**Exercise directions**
Copy exactly the lines that run from the top of the listing to the line containing "import numpy as np", both ends included, and omit the pictures.

**Supplied material**
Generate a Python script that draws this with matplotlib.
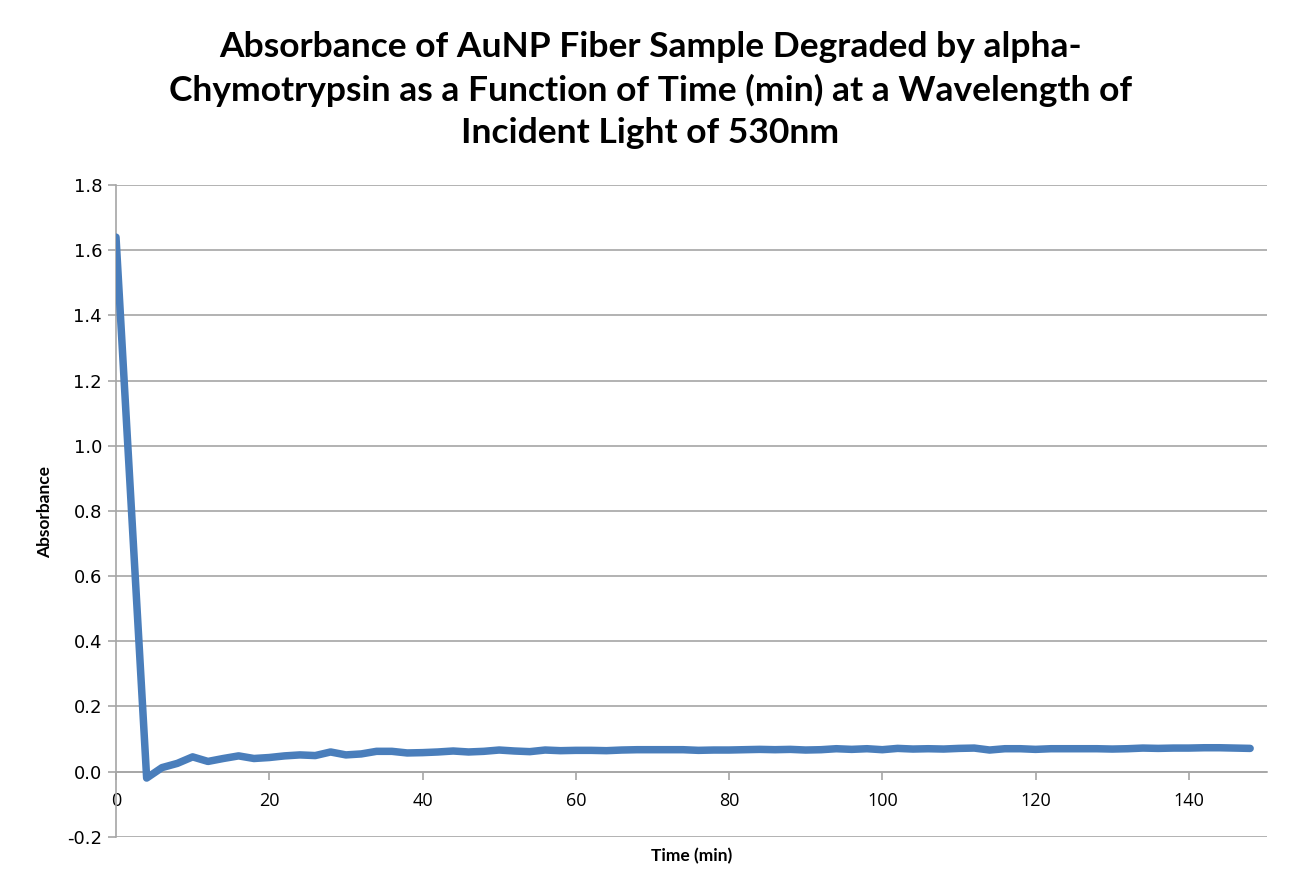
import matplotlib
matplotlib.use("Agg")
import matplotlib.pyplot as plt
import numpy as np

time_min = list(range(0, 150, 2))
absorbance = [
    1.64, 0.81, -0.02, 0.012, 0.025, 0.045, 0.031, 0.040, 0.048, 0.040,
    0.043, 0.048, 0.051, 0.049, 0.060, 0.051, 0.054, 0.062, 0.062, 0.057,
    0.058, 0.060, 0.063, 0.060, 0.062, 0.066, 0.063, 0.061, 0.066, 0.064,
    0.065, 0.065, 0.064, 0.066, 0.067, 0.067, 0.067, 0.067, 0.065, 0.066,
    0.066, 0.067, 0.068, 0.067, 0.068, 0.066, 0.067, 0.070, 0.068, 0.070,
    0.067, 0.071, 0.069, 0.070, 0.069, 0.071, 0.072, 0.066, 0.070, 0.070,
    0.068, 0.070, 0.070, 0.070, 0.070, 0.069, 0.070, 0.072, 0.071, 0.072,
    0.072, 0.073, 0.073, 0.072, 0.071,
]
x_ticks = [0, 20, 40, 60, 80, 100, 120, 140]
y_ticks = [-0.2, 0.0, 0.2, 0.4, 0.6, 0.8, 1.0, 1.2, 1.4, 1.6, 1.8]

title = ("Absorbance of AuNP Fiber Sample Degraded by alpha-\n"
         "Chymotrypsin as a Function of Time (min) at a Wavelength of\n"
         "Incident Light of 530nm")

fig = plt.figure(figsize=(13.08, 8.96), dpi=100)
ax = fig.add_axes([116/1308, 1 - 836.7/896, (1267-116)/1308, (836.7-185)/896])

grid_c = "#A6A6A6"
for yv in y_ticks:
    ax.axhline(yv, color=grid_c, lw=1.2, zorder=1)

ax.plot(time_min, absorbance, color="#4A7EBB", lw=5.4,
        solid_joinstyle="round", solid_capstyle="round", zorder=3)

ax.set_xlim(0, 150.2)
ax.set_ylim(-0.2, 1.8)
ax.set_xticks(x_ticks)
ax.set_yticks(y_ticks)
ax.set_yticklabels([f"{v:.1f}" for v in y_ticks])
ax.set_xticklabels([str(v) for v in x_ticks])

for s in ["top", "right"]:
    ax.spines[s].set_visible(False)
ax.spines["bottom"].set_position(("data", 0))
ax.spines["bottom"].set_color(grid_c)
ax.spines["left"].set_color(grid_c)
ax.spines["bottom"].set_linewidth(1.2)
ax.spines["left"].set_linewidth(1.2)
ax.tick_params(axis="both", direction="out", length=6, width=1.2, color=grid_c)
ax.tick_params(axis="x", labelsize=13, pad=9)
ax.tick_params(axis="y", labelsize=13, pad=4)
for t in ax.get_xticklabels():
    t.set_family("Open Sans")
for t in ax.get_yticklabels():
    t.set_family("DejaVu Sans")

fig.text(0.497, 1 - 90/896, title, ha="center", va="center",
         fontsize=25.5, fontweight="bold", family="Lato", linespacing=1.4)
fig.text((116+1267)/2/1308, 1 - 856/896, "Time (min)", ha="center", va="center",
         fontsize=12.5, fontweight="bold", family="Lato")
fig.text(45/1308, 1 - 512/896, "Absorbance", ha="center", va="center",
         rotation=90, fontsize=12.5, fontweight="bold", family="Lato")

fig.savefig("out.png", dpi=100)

**Solution to the exercise**
Generate a Python script that draws this with matplotlib.
import matplotlib
matplotlib.use("Agg")
import matplotlib.pyplot as plt
import numpy as np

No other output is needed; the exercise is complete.